G.K. Chesterton said to be a Christian is to long for another world - to feel homesick even when you’re at home.
Do members of other religions feel that longing for a world other than this one? Do they sometimes also express the thought that ‘This world is not my home’?
Islam? Judaism? Buddhism? What about atheists? Agnostics?
One difference between many Eastern faiths from Judaism/Christianity/Islam is the belief in reincarnation. For the latter existence on this world is a very short period relatively speaking. When the faith involves reincarnation, this world becomes more significant.

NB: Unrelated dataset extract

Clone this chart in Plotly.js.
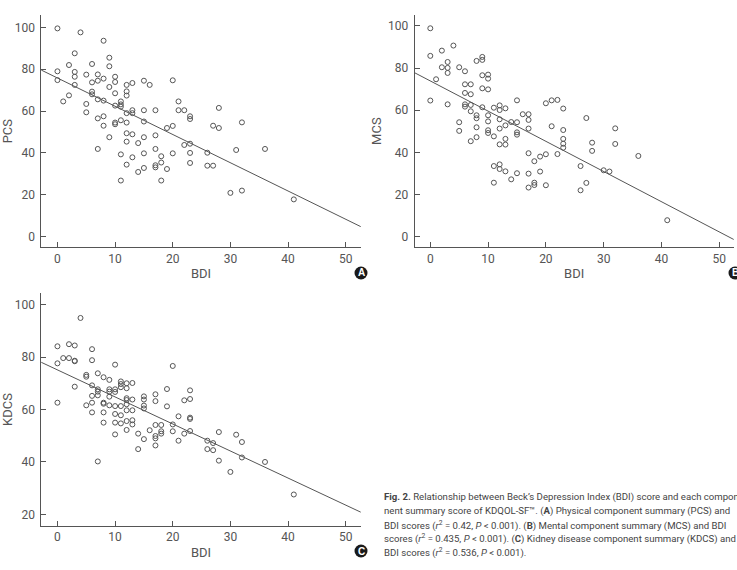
<!DOCTYPE html>
<html>
<head>
<meta charset="utf-8">
<script src="https://cdn.plot.ly/plotly-3.0.1.min.js"></script>
<style>
  html, body { margin: 0; padding: 0; background: #fff; overflow: hidden; }
  #chart { width: 737px; height: 570px; }
</style>
</head>
<body>
<div id="chart"></div>
<script>
// Beck's Depression Index (BDI) vs. KDQOL-SF component summary scores

// (A) Physical component summary
const bdiA = [0,4,8,3,9,2,6,9,0,3, 3,5,7,10,8,0,7,6,10,13, 15,20,16,12,3,9,12,6,6,10,
  2,12,7,8,1,11,21,5,10,11, 11,5,13,13,12,15,17,21,22,28, 23,23,7,8,11,12,10,10,15,32,
  8,27,20,28,19,12,13,17,9,15, 12,14,23,22,7,17,36,31,15,20, 23,26,11,18,13,18,23,12,17,17,
  26,27,15,19,14,11,18,30,32,41];
const pcs = [99.5,97.6,93.6,87.6,85.5,82,82.5,81.4,79,78.7, 76.4,77.4,77.5,76.4,75.5,74.8,74.5,73.7,73.9,73.4,
  74.5,74.7,72.5,72.5,72.5,71.5,69.4,69.3,68,68.5, 67.5,67.4,65.6,65,64.6,64.6,64.6,63.4,62.6,63.2,
  62.1,59.4,60.4,59,59,60.4,60.4,60.4,60.4,61.5, 57.5,56.2,56.5,57.5,55.6,54.5,54.5,53.7,55,54.6,
  53,53,52.9,51.9,51.9,49.4,48.9,48.4,47.5,47.5, 45.4,44.7,44.4,43.8,41.9,41.9,41.9,41.4,39.8,39.8,
  40,40.1,39.3,38.4,37.9,35.4,35.2,34.4,34.1,33.1, 33.9,33.9,32.8,32.3,30.9,26.8,26.8,20.9,22,17.8];

// (B) Mental component summary
const bdiB = [0,0,0,1,2,2,3,3,3,3, 4,5,5,5,6,6,6,6,6,7, 7,7,7,7,8,8,8,8,8,9,
  9,9,9,9,10,10,10,10,10,10, 10,11,11,11,11,12,12,12,12,12, 12,12,13,13,13,13,13,14,14,15,
  15,15,15,15,16,17,17,17,17,17, 17,18,18,18,19,19,20,20,20,21, 21,22,22,23,23,23,23,23,26,26,
  27,27,28,28,30,31,32,32,36,41];
const mcs = [98.9,85.8,64.6,74.7,88.3,80.4,82.9,80.1,77.7,62.8, 90.7,80.4,54.3,50.2,78.5,72.3,68.2,62.8,61.7,72.3,
  67.6,62.5,59.5,45.3,83.4,57.6,56.2,51.9,47.2,85.3, 83.9,76.6,70.4,61.4,76.9,75,69.9,57.6,54.7,50.5,
  49.2,61.2,47.6,33.5,25.6,62.3,60.1,55.7,51.3,43.8, 34.3,32.1,60.9,52.8,46.4,43.7,31,54.4,27.2,64.7,
  54.3,49.5,48.4,30.1,58.1,58.1,55.4,51.3,39.6,29.9, 23.3,35.8,25.6,24.5,38,30.9,63.3,39.1,24.4,64.7,
  52.4,64.9,39.2,60.8,50.6,46.4,44.1,42.2,33.5,22, 56.3,25.5,44.6,40.7,31.5,30.9,51.4,44,38.3,7.8];

// (C) Kidney disease component summary
const bdiC = [0,0,0,1,2,2,3,3,3,3, 4,5,5,5,6,6,6,6,6,6, 7,7,7,7,7,8,8,8,8,8,
  9,9,9,9,9,10,10,10,10,10, 10,10,11,11,11,11,11,11,12,12, 12,12,12,12,12,12,13,13,13,13,
  13,14,14,15,15,15,15,15,16,17, 17,17,17,17,17,18,18,18,19,19, 20,20,20,21,21,22,22,23,23,23,
  23,23,26,26,27,27,28,28,30,31, 32,32,36,41];
const kdcs = [84.1,77.6,62.6,79.6,84.9,79.6,84.4,78.6,78.4,68.7, 94.9,73.2,72.5,61.6,83,78.8,69.2,65.2,62.6,58.9,
  73.8,67.7,66.8,65.4,40.2,72.3,62.6,62.2,58.9,55, 71.3,67.7,66.8,64.9,61.6,77.1,67.7,66.7,61.3,58.3,
  55,50.5,70.7,69.7,68.5,61.3,57.8,54.7,70,68.1, 64.3,63.6,62,59.7,55.6,52.2,70.1,63.8,59.7,55.9,
  54.3,50.8,44.9,65,63.8,61.5,60.4,48.7,52.1,65.8, 63.2,54.1,49.9,49,46.3,54.1,51.7,50.8,67.8,61.2,
  76.6,54.3,51.7,57.4,48.1,63.5,50.8,67.3,64,56.9, 56.4,51.8,48.1,44.9,47.2,44.5,51.4,40.5,36.2,50.4,
  47.6,41.7,40,27.6];

// Least-squares fit lines (intercept, slope)
const fitA = { intercept: 75.8, slope: -1.35 };
const fitB = { intercept: 73.9, slope: -1.433 };
const fitC = { intercept: 75.1, slope: -1.031 };

const xTicks = [0, 10, 20, 30, 40, 50];
const yTicksAB = [0, 20, 40, 60, 80, 100];
const yTicksC = [20, 40, 60, 80, 100];
const xRange = [-2.8, 52.6];

const ink = '#555';
const FONT = 'Roboto, "Liberation Sans", Arial, sans-serif';

function fitLine(fit, range) {
  const xs = [range[0] - 1, range[1] + 1];
  return xs.map(x => fit.intercept + fit.slope * x);
}

function pts(x, y, xa, ya) {
  return { x: x, y: y, xaxis: xa, yaxis: ya, type: 'scatter', mode: 'markers',
    marker: { symbol: 'circle-open', size: 5, color: ink, line: { width: 1, color: ink } },
    hoverinfo: 'x+y', showlegend: false };
}
function line(fit, xa, ya) {
  return { x: [xRange[0] - 1, xRange[1] + 1], y: fitLine(fit, xRange), xaxis: xa, yaxis: ya,
    type: 'scatter', mode: 'lines', line: { color: ink, width: 1 }, hoverinfo: 'skip', showlegend: false };
}

const data = [
  pts(bdiA, pcs, 'x', 'y'), line(fitA, 'x', 'y'),
  pts(bdiB, mcs, 'x2', 'y2'), line(fitB, 'x2', 'y2'),
  pts(bdiC, kdcs, 'x3', 'y3'), line(fitC, 'x3', 'y3')
];

function xAxis(domain, anchor, range) {
  return { domain: domain, anchor: anchor, range: range, tickvals: xTicks,
    showline: true, linecolor: ink, linewidth: 1, ticks: 'inside', ticklen: 5, tickcolor: ink,
    showgrid: false, zeroline: false, tickfont: { family: FONT, size: 12, color: ink },
    title: { text: 'BDI', font: { family: FONT, size: 13, color: ink }, standoff: 4 } };
}
function yAxis(domain, anchor, range, ticks, name) {
  return { domain: domain, anchor: anchor, range: range, tickvals: ticks,
    showline: true, linecolor: ink, linewidth: 1, ticks: 'inside', ticklen: 5, tickcolor: ink,
    showgrid: false, zeroline: false, tickfont: { family: FONT, size: 12, color: ink },
    ticklabelstandoff: 3,
    title: { text: name, font: { family: FONT, size: 13, color: ink }, standoff: 3 } };
}

const W = 737, H = 570;
const px = v => v / W, py = v => 1 - v / H;

const domAx = [px(41.3), px(360.7)];
const domBx = [px(414.7), px(733.7)];
const domTop = [py(247.3), py(15)];
const domBot = [py(525.7), py(293.3)];

// Panel badges
function badge(cx, cy, letter) {
  const r = 6.5;
  return {
    shape: { type: 'circle', xref: 'paper', yref: 'paper',
      x0: px(cx - r), x1: px(cx + r), y0: py(cy + r), y1: py(cy - r),
      fillcolor: '#1a1a1a', line: { width: 0 } },
    ann: { xref: 'paper', yref: 'paper', x: px(cx), y: py(cy), xanchor: 'center', yanchor: 'middle',
      text: '<b>' + letter + '</b>', showarrow: false,
      font: { family: '"Liberation Sans", Arial, sans-serif', size: 10, color: '#fff' } }
  };
}
const badges = [badge(361, 273, 'A'), badge(735, 273, 'B'), badge(361, 551, 'C')];

// Figure caption
const captionLines = [
  '<b>Fig. 2.</b> Relationship between Beck\u2019s Depression Index (BDI) score and each component',
  'nent summary score of KDQOL-SF\u2122. (<b>A</b>) Physical component summary (PCS) and',
  'BDI scores (<i>r</i><sup>2</sup> = 0.42, <i>P</i> &lt; 0.001). (<b>B</b>) Mental component summary (MCS) and BDI',
  'scores (<i>r</i><sup>2</sup> = 0.435, <i>P</i> &lt; 0.001). (<b>C</b>) Kidney disease component summary (KDCS) and',
  'BDI scores (<i>r</i><sup>2</sup> = 0.536, <i>P</i> &lt; 0.001).'
];
const captionY = [497.3, 510.9, 525, 538.6, 552.2];
const captionAnns = captionLines.map((t, i) => ({
  xref: 'paper', yref: 'paper', x: px(381.5), y: py(captionY[i]), xanchor: 'left', yanchor: 'middle',
  text: t, showarrow: false, align: 'left',
  font: { family: FONT, size: 9.6, color: '#444' }
}));

const layout = {
  width: W, height: H,
  margin: { l: 0, r: 0, t: 0, b: 0 },
  paper_bgcolor: '#fff', plot_bgcolor: '#fff',
  showlegend: false,
  xaxis: xAxis(domAx, 'y', xRange),
  yaxis: yAxis(domTop, 'x', [-5.1, 105.9], yTicksAB, 'PCS'),
  xaxis2: xAxis(domBx, 'y2', [-2.7, 52.5]),
  yaxis2: yAxis(domTop, 'x2', [-5.06, 105.2], yTicksAB, 'MCS'),
  xaxis3: xAxis(domAx, 'y3', xRange),
  yaxis3: yAxis(domBot, 'x3', [15.7, 104.3], yTicksC, 'KDCS'),
  shapes: badges.map(b => b.shape),
  annotations: badges.map(b => b.ann).concat(captionAnns)
};

Plotly.newPlot('chart', data, layout, { displayModeBar: false, staticPlot: true });
</script>
</body>
</html>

Good question. I am not referring to any specific event, or anything to do with any doctrine. Not a Second Coming, not an afterlife that begins after we die, and not life on board a big spaceship.
I’m referring to a sense, that some but certainly not all Christians have, that ‘This world is not my home.’ That feeling we are strangers here. That we’re somehow exiled or misplaced. There are many Christian hymns and gospel songs that mention coming or going home - Softly and Tenderly, Green Pastures, This World is Not My Home, to name a few.

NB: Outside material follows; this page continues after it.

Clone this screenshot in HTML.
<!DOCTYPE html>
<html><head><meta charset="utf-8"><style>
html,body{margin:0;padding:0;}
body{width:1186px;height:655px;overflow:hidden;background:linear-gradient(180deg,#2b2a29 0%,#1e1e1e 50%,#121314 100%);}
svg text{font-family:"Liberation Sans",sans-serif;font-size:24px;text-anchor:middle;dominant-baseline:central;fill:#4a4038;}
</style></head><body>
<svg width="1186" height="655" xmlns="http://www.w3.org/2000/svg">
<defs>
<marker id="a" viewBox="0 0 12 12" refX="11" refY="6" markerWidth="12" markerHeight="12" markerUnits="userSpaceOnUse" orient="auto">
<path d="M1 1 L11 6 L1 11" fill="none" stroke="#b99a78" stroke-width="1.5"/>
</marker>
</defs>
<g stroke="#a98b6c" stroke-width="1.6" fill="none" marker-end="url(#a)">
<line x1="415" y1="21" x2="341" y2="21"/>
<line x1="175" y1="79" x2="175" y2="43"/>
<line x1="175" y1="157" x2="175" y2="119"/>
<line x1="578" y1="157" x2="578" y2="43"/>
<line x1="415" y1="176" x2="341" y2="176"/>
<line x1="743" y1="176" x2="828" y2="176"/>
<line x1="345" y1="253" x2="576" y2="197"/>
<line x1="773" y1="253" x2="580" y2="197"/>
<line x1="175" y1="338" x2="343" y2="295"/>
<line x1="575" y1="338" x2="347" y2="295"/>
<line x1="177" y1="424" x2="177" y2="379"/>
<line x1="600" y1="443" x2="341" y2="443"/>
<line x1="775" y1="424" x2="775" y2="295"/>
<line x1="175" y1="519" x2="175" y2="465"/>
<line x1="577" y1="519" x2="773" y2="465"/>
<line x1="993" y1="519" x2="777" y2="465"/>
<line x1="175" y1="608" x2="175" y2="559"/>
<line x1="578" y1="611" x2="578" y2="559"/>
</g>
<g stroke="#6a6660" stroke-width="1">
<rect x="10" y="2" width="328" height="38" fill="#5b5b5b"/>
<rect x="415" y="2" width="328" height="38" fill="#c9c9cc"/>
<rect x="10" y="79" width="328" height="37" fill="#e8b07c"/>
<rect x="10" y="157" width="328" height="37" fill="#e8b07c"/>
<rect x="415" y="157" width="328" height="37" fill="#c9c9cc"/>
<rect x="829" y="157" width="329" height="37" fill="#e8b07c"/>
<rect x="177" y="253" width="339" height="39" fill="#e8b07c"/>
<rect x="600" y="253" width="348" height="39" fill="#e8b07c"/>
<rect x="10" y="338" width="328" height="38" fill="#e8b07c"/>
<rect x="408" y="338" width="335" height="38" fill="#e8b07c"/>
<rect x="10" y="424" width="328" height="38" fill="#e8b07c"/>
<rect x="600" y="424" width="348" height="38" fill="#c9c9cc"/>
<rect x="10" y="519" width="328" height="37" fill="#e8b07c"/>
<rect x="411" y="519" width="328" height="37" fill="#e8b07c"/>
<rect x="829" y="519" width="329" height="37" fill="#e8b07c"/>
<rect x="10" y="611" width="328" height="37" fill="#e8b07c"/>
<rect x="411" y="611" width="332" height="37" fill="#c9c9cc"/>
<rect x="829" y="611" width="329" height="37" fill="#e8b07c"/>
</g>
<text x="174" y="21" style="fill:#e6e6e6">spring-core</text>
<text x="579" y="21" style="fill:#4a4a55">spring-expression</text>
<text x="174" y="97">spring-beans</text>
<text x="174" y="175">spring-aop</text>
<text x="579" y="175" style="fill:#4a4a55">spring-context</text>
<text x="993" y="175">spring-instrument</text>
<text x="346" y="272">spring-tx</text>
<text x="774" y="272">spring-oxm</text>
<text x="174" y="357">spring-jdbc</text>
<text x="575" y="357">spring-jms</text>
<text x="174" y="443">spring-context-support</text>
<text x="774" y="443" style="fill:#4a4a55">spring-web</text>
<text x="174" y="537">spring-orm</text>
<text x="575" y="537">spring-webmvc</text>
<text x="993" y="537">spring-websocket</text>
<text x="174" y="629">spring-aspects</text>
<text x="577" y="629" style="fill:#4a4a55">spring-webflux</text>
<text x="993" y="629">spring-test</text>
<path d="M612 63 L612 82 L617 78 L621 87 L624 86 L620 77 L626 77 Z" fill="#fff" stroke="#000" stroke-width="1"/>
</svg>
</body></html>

The very focus and essence of Christianity can be distilled down to saying that this world is a shit-pile and temporary, and that the next world (“heaven”) is paradisical and eternal. Hence, Chesterton can comment on a feeling of alienation from this world.
Within Islam, there are different emphases with different sects. There is certainly a notion of an after-life, and it is used by many fanatics to stir up suicide missions. However, I think that most mainstream Muslims would say that what is important is obedience in THIS world.
Judaism focuses much more strongly on perfecting THIS world, on being a partner with God in the completion of the world. The primary focus is the here-and-now rather than some unknown and unknowable future world.